#### [Given data]
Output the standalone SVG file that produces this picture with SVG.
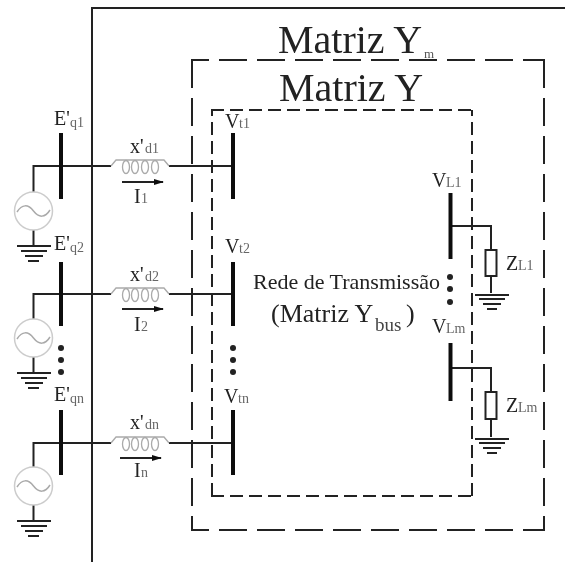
<svg xmlns="http://www.w3.org/2000/svg" width="565" height="562" viewBox="0 0 565 562">
<style>
text{font-family:"Liberation Serif","Times New Roman",serif;fill:#222}
.t{font-size:40px}
.l{font-size:20px}
.s{font-size:14px;fill:#666}
.w{fill:none;stroke:#222;stroke-width:2}
.bar{fill:none;stroke:#111;stroke-width:4}
.gen{fill:#fff;stroke:#ccc;stroke-width:1.5}
.wave{fill:none;stroke:#aaa;stroke-width:1.5}
.ind{fill:none;stroke:#aaa;stroke-width:1.3}
.dot{fill:#222}
.res{fill:#fff;stroke:#222;stroke-width:2}
.do{fill:none;stroke:#222;stroke-width:2;stroke-dasharray:28 10}
.di{fill:none;stroke:#222;stroke-width:2;stroke-dasharray:13 6}
</style>
<defs>
<filter id="soft" x="0" y="0" width="100%" height="100%"><feGaussianBlur stdDeviation="0.4"/></filter>
<marker id="arr" markerWidth="10" markerHeight="8" refX="9" refY="4" orient="auto" markerUnits="userSpaceOnUse"><path d="M0 1L10 4L0 7Z" fill="#111"/></marker>
<g id="gnd"><path class="w" d="M17 0H51M21 5H47M25 10H43M28 15H39"/></g>
<g id="gen"><circle class="gen" cx="33.5" cy="0" r="19"/><path class="wave" d="M17 1C22 -7 28 -7 33.5 0C39 7 45 7 50 -1"/></g>
<g id="ind"><path class="ind" d="M111 0L116 -6H164L169 0"/><g class="ind"><ellipse cx="126" cy="1" rx="3.500" ry="6.500"/><ellipse cx="135" cy="1" rx="3.500" ry="6.500"/><ellipse cx="145" cy="1" rx="3.500" ry="6.500"/><ellipse cx="155" cy="1" rx="3.500" ry="6.500"/></g></g>
<g id="gndr"><path class="w" d="M475 0H509M479 4H505M483 9H501M487 14H497"/></g>
</defs>
<g filter="url(#soft)">
<rect width="565" height="562" fill="#fff"/>
<g id="frame"><path class="w" d="M92 562V8H565"/></g>
<g id="boxes">
<g id="matriz-ym-box"><path class="do" stroke-dashoffset="10" d="M191 60H545"/><path class="do" stroke-dashoffset="10" d="M191 530H545"/><path class="do" stroke-dashoffset="14" d="M192 530V60"/><path class="do" stroke-dashoffset="14" d="M544 530V60"/></g>
<g id="matriz-y-box"><path class="di" d="M211 110H473"/><path class="di" d="M211 496H473"/><path class="di" d="M212 496V110"/><path class="di" d="M472 496V110"/></g>
</g>
<g id="connectors">
<path class="w" d="M33.500 192V166H111M169 166H233"/>
<path class="w" d="M33.500 319V294H111M169 294H233"/>
<path class="w" d="M33.500 467V443H111M169 443H233"/>
<path class="w" d="M33.500 230V246M33.500 357V373M33.500 505V521"/>
<path class="w" d="M122 182H163" marker-end="url(#arr)"/>
<path class="w" d="M122 309H163" marker-end="url(#arr)"/>
<path class="w" d="M120 458H161" marker-end="url(#arr)"/>
<path class="w" d="M450 226H491V250M491 276V293M450 368H491V392M491 419V437"/>
</g>
<g id="title-ym"><text class="t" x="278" y="53">Matriz Y</text><text x="424" y="58" style="font-size:13px;fill:#555">m</text></g>
<g id="title-y"><text class="t" x="279" y="101">Matriz Y</text></g>
<g id="center"><text x="253" y="289" style="font-size:22px">Rede de Transmissão</text><text x="271" y="322" style="font-size:26px">(Matriz Y</text><text x="375" y="331" style="font-size:19px;fill:#444">bus</text><text x="406" y="322" style="font-size:26px">)</text></g>
<g id="gen1"><use href="#gen" y="211"/><use href="#gnd" y="246"/></g>
<g id="gen2"><use href="#gen" y="338"/><use href="#gnd" y="373"/></g>
<g id="gen3"><use href="#gen" y="486"/><use href="#gnd" y="521"/></g>
<g id="bus-e1"><path class="bar" d="M61 133V199"/><text class="l" x="54" y="125">E'</text><text class="s" x="70" y="127">q1</text></g>
<g id="bus-e2"><path class="bar" d="M61 262V326"/><text class="l" x="54" y="250">E'</text><text class="s" x="70" y="252">q2</text></g>
<g id="bus-en"><path class="bar" d="M61 410V475"/><text class="l" x="54" y="401">E'</text><text class="s" x="70" y="403">qn</text></g>
<g id="dots-e"><circle class="dot" cx="61" cy="348" r="3"/><circle class="dot" cx="61" cy="360" r="3"/><circle class="dot" cx="61" cy="372" r="3"/></g>
<g id="ind1"><use href="#ind" y="166"/><text class="l" x="130" y="153">x'</text><text class="s" x="145" y="153">d1</text><text class="l" x="134" y="203">I</text><text class="s" x="141" y="203">1</text></g>
<g id="ind2"><use href="#ind" y="294"/><text class="l" x="130" y="281">x'</text><text class="s" x="145" y="281">d2</text><text class="l" x="134" y="331">I</text><text class="s" x="141" y="331">2</text></g>
<g id="ind3"><use href="#ind" y="443"/><text class="l" x="130" y="429">x'</text><text class="s" x="145" y="429">dn</text><text class="l" x="134" y="477">I</text><text class="s" x="141" y="477">n</text></g>
<g id="bus-v1"><path class="bar" d="M233 133V199"/><text class="l" x="225" y="128">V</text><text class="s" x="239" y="128">t1</text></g>
<g id="bus-v2"><path class="bar" d="M233 262V326"/><text class="l" x="225" y="253">V</text><text class="s" x="239" y="253">t2</text></g>
<g id="bus-vn"><path class="bar" d="M233 410V475"/><text class="l" x="224" y="403">V</text><text class="s" x="238" y="403">tn</text></g>
<g id="dots-v"><circle class="dot" cx="233" cy="348" r="3"/><circle class="dot" cx="233" cy="360" r="3"/><circle class="dot" cx="233" cy="372" r="3"/></g>
<g id="bus-l1"><path class="bar" d="M450.500 193V259"/><text class="l" x="432" y="187">V</text><text class="s" x="446" y="187">L1</text></g>
<g id="bus-lm"><path class="bar" d="M450.500 343V401"/><text class="l" x="432" y="333">V</text><text class="s" x="446" y="333">Lm</text></g>
<g id="dots-l"><circle class="dot" cx="450" cy="277" r="3"/><circle class="dot" cx="450" cy="289" r="3"/><circle class="dot" cx="450" cy="302" r="3"/></g>
<g id="load1"><rect class="res" x="485.500" y="250" width="11" height="26"/><use href="#gndr" y="295"/><text class="l" x="506" y="270">Z</text><text class="s" x="518" y="270">L1</text></g>
<g id="loadm"><rect class="res" x="485.500" y="392" width="11" height="27"/><use href="#gndr" y="439"/><text class="l" x="506" y="412">Z</text><text class="s" x="518" y="412">Lm</text></g>
</g>
</svg>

#### [What is being asked]
From start to finish, output the listing exactly, but omit its pictures.

#### [Exercise answer]
Output the standalone SVG file that produces this picture with SVG.
<svg xmlns="http://www.w3.org/2000/svg" width="565" height="562" viewBox="0 0 565 562">
<style>
text{font-family:"Liberation Serif","Times New Roman",serif;fill:#222}
.t{font-size:40px}
.l{font-size:20px}
.s{font-size:14px;fill:#666}
.w{fill:none;stroke:#222;stroke-width:2}
.bar{fill:none;stroke:#111;stroke-width:4}
.gen{fill:#fff;stroke:#ccc;stroke-width:1.5}
.wave{fill:none;stroke:#aaa;stroke-width:1.5}
.ind{fill:none;stroke:#aaa;stroke-width:1.3}
.dot{fill:#222}
.res{fill:#fff;stroke:#222;stroke-width:2}
.do{fill:none;stroke:#222;stroke-width:2;stroke-dasharray:28 10}
.di{fill:none;stroke:#222;stroke-width:2;stroke-dasharray:13 6}
</style>
<defs>
<filter id="soft" x="0" y="0" width="100%" height="100%"><feGaussianBlur stdDeviation="0.4"/></filter>
<marker id="arr" markerWidth="10" markerHeight="8" refX="9" refY="4" orient="auto" markerUnits="userSpaceOnUse"><path d="M0 1L10 4L0 7Z" fill="#111"/></marker>
<g id="gnd"><path class="w" d="M17 0H51M21 5H47M25 10H43M28 15H39"/></g>
<g id="gen"><circle class="gen" cx="33.5" cy="0" r="19"/><path class="wave" d="M17 1C22 -7 28 -7 33.5 0C39 7 45 7 50 -1"/></g>
<g id="ind"><path class="ind" d="M111 0L116 -6H164L169 0"/><g class="ind"><ellipse cx="126" cy="1" rx="3.500" ry="6.500"/><ellipse cx="135" cy="1" rx="3.500" ry="6.500"/><ellipse cx="145" cy="1" rx="3.500" ry="6.500"/><ellipse cx="155" cy="1" rx="3.500" ry="6.500"/></g></g>
<g id="gndr"><path class="w" d="M475 0H509M479 4H505M483 9H501M487 14H497"/></g>
</defs>
<g filter="url(#soft)">
<rect width="565" height="562" fill="#fff"/>
<g id="frame"><path class="w" d="M92 562V8H565"/></g>
<g id="boxes">
<g id="matriz-ym-box"><path class="do" stroke-dashoffset="10" d="M191 60H545"/><path class="do" stroke-dashoffset="10" d="M191 530H545"/><path class="do" stroke-dashoffset="14" d="M192 530V60"/><path class="do" stroke-dashoffset="14" d="M544 530V60"/></g>
<g id="matriz-y-box"><path class="di" d="M211 110H473"/><path class="di" d="M211 496H473"/><path class="di" d="M212 496V110"/><path class="di" d="M472 496V110"/></g>
</g>
<g id="connectors">
<path class="w" d="M33.500 192V166H111M169 166H233"/>
<path class="w" d="M33.500 319V294H111M169 294H233"/>
<path class="w" d="M33.500 467V443H111M169 443H233"/>
<path class="w" d="M33.500 230V246M33.500 357V373M33.500 505V521"/>
<path class="w" d="M122 182H163" marker-end="url(#arr)"/>
<path class="w" d="M122 309H163" marker-end="url(#arr)"/>
<path class="w" d="M120 458H161" marker-end="url(#arr)"/>
<path class="w" d="M450 226H491V250M491 276V293M450 368H491V392M491 419V437"/>
</g>
<g id="title-ym"><text class="t" x="278" y="53">Matriz Y</text><text x="424" y="58" style="font-size:13px;fill:#555">m</text></g>
<g id="title-y"><text class="t" x="279" y="101">Matriz Y</text></g>
<g id="center"><text x="253" y="289" style="font-size:22px">Rede de Transmissão</text><text x="271" y="322" style="font-size:26px">(Matriz Y</text><text x="375" y="331" style="font-size:19px;fill:#444">bus</text><text x="406" y="322" style="font-size:26px">)</text></g>
<g id="gen1"><use href="#gen" y="211"/><use href="#gnd" y="246"/></g>
<g id="gen2"><use href="#gen" y="338"/><use href="#gnd" y="373"/></g>
<g id="gen3"><use href="#gen" y="486"/><use href="#gnd" y="521"/></g>
<g id="bus-e1"><path class="bar" d="M61 133V199"/><text class="l" x="54" y="125">E'</text><text class="s" x="70" y="127">q1</text></g>
<g id="bus-e2"><path class="bar" d="M61 262V326"/><text class="l" x="54" y="250">E'</text><text class="s" x="70" y="252">q2</text></g>
<g id="bus-en"><path class="bar" d="M61 410V475"/><text class="l" x="54" y="401">E'</text><text class="s" x="70" y="403">qn</text></g>
<g id="dots-e"><circle class="dot" cx="61" cy="348" r="3"/><circle class="dot" cx="61" cy="360" r="3"/><circle class="dot" cx="61" cy="372" r="3"/></g>
<g id="ind1"><use href="#ind" y="166"/><text class="l" x="130" y="153">x'</text><text class="s" x="145" y="153">d1</text><text class="l" x="134" y="203">I</text><text class="s" x="141" y="203">1</text></g>
<g id="ind2"><use href="#ind" y="294"/><text class="l" x="130" y="281">x'</text><text class="s" x="145" y="281">d2</text><text class="l" x="134" y="331">I</text><text class="s" x="141" y="331">2</text></g>
<g id="ind3"><use href="#ind" y="443"/><text class="l" x="130" y="429">x'</text><text class="s" x="145" y="429">dn</text><text class="l" x="134" y="477">I</text><text class="s" x="141" y="477">n</text></g>
<g id="bus-v1"><path class="bar" d="M233 133V199"/><text class="l" x="225" y="128">V</text><text class="s" x="239" y="128">t1</text></g>
<g id="bus-v2"><path class="bar" d="M233 262V326"/><text class="l" x="225" y="253">V</text><text class="s" x="239" y="253">t2</text></g>
<g id="bus-vn"><path class="bar" d="M233 410V475"/><text class="l" x="224" y="403">V</text><text class="s" x="238" y="403">tn</text></g>
<g id="dots-v"><circle class="dot" cx="233" cy="348" r="3"/><circle class="dot" cx="233" cy="360" r="3"/><circle class="dot" cx="233" cy="372" r="3"/></g>
<g id="bus-l1"><path class="bar" d="M450.500 193V259"/><text class="l" x="432" y="187">V</text><text class="s" x="446" y="187">L1</text></g>
<g id="bus-lm"><path class="bar" d="M450.500 343V401"/><text class="l" x="432" y="333">V</text><text class="s" x="446" y="333">Lm</text></g>
<g id="dots-l"><circle class="dot" cx="450" cy="277" r="3"/><circle class="dot" cx="450" cy="289" r="3"/><circle class="dot" cx="450" cy="302" r="3"/></g>
<g id="load1"><rect class="res" x="485.500" y="250" width="11" height="26"/><use href="#gndr" y="295"/><text class="l" x="506" y="270">Z</text><text class="s" x="518" y="270">L1</text></g>
<g id="loadm"><rect class="res" x="485.500" y="392" width="11" height="27"/><use href="#gndr" y="439"/><text class="l" x="506" y="412">Z</text><text class="s" x="518" y="412">Lm</text></g>
</g>
</svg>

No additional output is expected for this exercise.